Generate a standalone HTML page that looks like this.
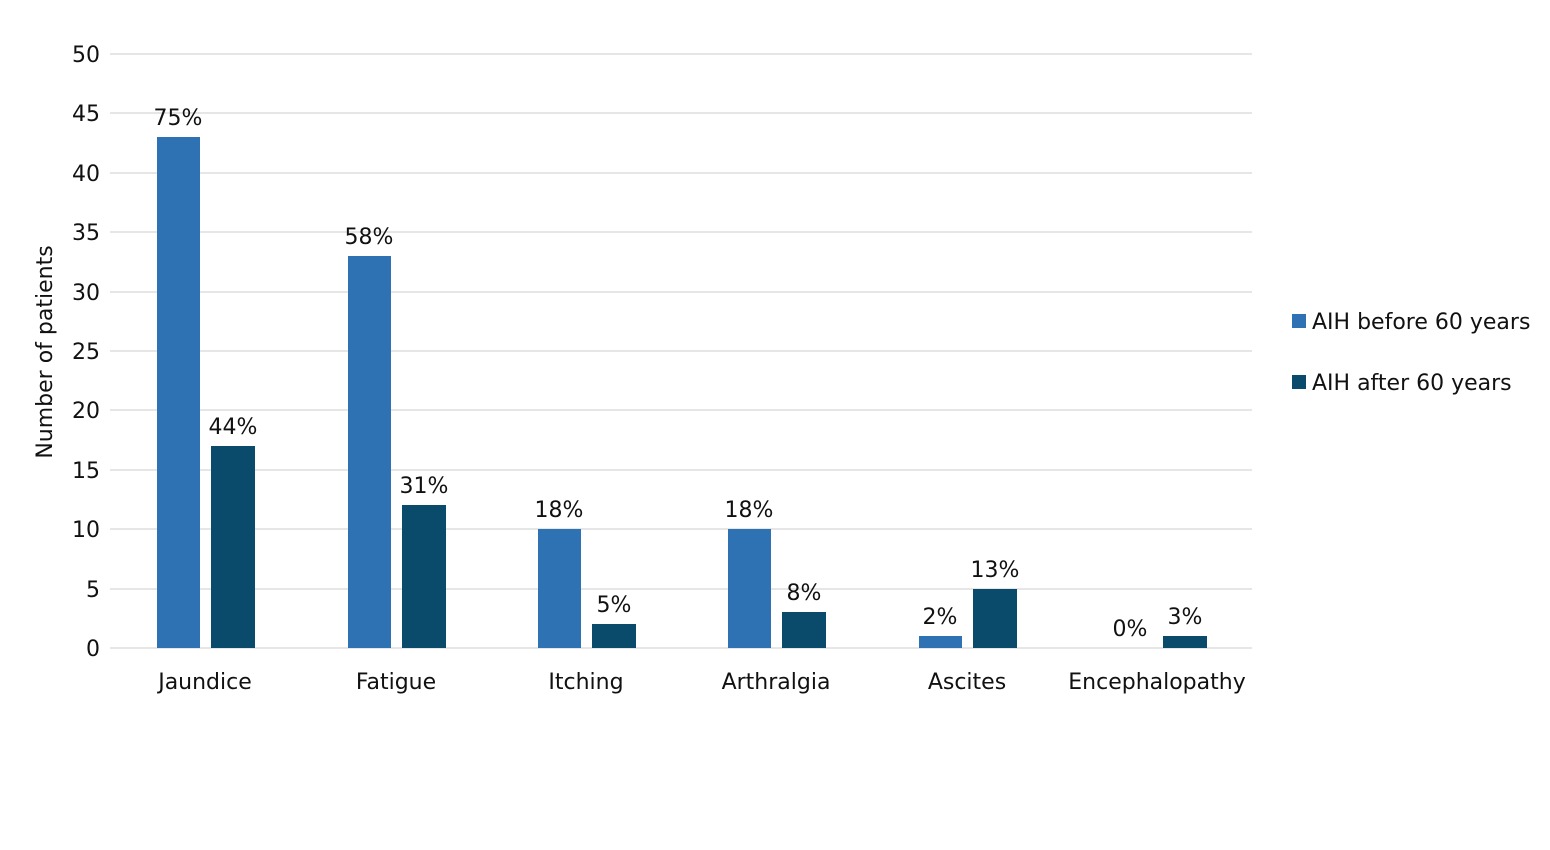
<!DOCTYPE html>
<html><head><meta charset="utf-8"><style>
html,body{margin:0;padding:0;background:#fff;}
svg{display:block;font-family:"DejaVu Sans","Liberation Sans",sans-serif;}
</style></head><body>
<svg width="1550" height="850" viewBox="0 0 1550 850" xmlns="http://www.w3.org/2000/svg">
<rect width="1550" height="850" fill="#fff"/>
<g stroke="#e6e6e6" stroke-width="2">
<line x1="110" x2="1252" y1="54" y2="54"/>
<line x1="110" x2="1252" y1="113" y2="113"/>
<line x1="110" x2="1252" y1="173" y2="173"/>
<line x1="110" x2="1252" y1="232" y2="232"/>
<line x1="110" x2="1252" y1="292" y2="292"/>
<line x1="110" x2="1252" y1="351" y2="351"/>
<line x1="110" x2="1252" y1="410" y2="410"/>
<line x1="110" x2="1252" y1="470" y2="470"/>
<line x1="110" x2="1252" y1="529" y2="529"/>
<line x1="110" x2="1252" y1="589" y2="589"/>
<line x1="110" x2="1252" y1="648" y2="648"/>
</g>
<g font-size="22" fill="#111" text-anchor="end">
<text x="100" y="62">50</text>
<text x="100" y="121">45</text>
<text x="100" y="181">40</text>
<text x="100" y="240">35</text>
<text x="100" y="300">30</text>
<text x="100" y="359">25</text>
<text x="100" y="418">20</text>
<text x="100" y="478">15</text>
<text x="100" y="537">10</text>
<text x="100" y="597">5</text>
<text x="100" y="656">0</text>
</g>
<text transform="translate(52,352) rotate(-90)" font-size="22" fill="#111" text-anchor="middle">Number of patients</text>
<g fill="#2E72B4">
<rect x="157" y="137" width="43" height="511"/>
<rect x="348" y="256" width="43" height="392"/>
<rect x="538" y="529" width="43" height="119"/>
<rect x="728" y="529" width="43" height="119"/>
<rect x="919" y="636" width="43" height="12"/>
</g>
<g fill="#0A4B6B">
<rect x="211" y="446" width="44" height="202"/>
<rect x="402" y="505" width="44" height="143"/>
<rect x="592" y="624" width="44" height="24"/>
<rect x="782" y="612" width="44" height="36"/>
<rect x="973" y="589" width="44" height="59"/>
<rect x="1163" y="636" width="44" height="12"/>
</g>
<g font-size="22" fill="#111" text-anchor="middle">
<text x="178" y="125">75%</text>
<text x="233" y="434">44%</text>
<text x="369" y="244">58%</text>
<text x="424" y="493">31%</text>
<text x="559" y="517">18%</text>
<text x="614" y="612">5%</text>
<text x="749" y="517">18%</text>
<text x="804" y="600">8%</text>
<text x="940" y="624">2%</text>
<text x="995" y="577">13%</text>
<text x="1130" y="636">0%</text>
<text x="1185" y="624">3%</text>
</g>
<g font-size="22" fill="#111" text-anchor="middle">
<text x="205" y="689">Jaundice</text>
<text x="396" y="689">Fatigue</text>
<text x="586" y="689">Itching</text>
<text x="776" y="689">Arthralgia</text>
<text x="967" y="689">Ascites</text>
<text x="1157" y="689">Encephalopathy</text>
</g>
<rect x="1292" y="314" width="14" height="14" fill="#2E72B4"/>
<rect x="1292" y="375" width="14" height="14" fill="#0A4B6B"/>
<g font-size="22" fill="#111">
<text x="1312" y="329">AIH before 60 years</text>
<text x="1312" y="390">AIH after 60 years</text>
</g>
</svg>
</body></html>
────────────────────
PROBLEM TO WORK ON: The material above holds pictures; copy everything else in it exactly.

EXERCISE RESPONSE:
Generate a standalone HTML page that looks like this.
<!DOCTYPE html>
<html><head><meta charset="utf-8"><style>
html,body{margin:0;padding:0;background:#fff;}
svg{display:block;font-family:"DejaVu Sans","Liberation Sans",sans-serif;}
</style></head><body>
<svg width="1550" height="850" viewBox="0 0 1550 850" xmlns="http://www.w3.org/2000/svg">
<rect width="1550" height="850" fill="#fff"/>
<g stroke="#e6e6e6" stroke-width="2">
<line x1="110" x2="1252" y1="54" y2="54"/>
<line x1="110" x2="1252" y1="113" y2="113"/>
<line x1="110" x2="1252" y1="173" y2="173"/>
<line x1="110" x2="1252" y1="232" y2="232"/>
<line x1="110" x2="1252" y1="292" y2="292"/>
<line x1="110" x2="1252" y1="351" y2="351"/>
<line x1="110" x2="1252" y1="410" y2="410"/>
<line x1="110" x2="1252" y1="470" y2="470"/>
<line x1="110" x2="1252" y1="529" y2="529"/>
<line x1="110" x2="1252" y1="589" y2="589"/>
<line x1="110" x2="1252" y1="648" y2="648"/>
</g>
<g font-size="22" fill="#111" text-anchor="end">
<text x="100" y="62">50</text>
<text x="100" y="121">45</text>
<text x="100" y="181">40</text>
<text x="100" y="240">35</text>
<text x="100" y="300">30</text>
<text x="100" y="359">25</text>
<text x="100" y="418">20</text>
<text x="100" y="478">15</text>
<text x="100" y="537">10</text>
<text x="100" y="597">5</text>
<text x="100" y="656">0</text>
</g>
<text transform="translate(52,352) rotate(-90)" font-size="22" fill="#111" text-anchor="middle">Number of patients</text>
<g fill="#2E72B4">
<rect x="157" y="137" width="43" height="511"/>
<rect x="348" y="256" width="43" height="392"/>
<rect x="538" y="529" width="43" height="119"/>
<rect x="728" y="529" width="43" height="119"/>
<rect x="919" y="636" width="43" height="12"/>
</g>
<g fill="#0A4B6B">
<rect x="211" y="446" width="44" height="202"/>
<rect x="402" y="505" width="44" height="143"/>
<rect x="592" y="624" width="44" height="24"/>
<rect x="782" y="612" width="44" height="36"/>
<rect x="973" y="589" width="44" height="59"/>
<rect x="1163" y="636" width="44" height="12"/>
</g>
<g font-size="22" fill="#111" text-anchor="middle">
<text x="178" y="125">75%</text>
<text x="233" y="434">44%</text>
<text x="369" y="244">58%</text>
<text x="424" y="493">31%</text>
<text x="559" y="517">18%</text>
<text x="614" y="612">5%</text>
<text x="749" y="517">18%</text>
<text x="804" y="600">8%</text>
<text x="940" y="624">2%</text>
<text x="995" y="577">13%</text>
<text x="1130" y="636">0%</text>
<text x="1185" y="624">3%</text>
</g>
<g font-size="22" fill="#111" text-anchor="middle">
<text x="205" y="689">Jaundice</text>
<text x="396" y="689">Fatigue</text>
<text x="586" y="689">Itching</text>
<text x="776" y="689">Arthralgia</text>
<text x="967" y="689">Ascites</text>
<text x="1157" y="689">Encephalopathy</text>
</g>
<rect x="1292" y="314" width="14" height="14" fill="#2E72B4"/>
<rect x="1292" y="375" width="14" height="14" fill="#0A4B6B"/>
<g font-size="22" fill="#111">
<text x="1312" y="329">AIH before 60 years</text>
<text x="1312" y="390">AIH after 60 years</text>
</g>
</svg>
</body></html>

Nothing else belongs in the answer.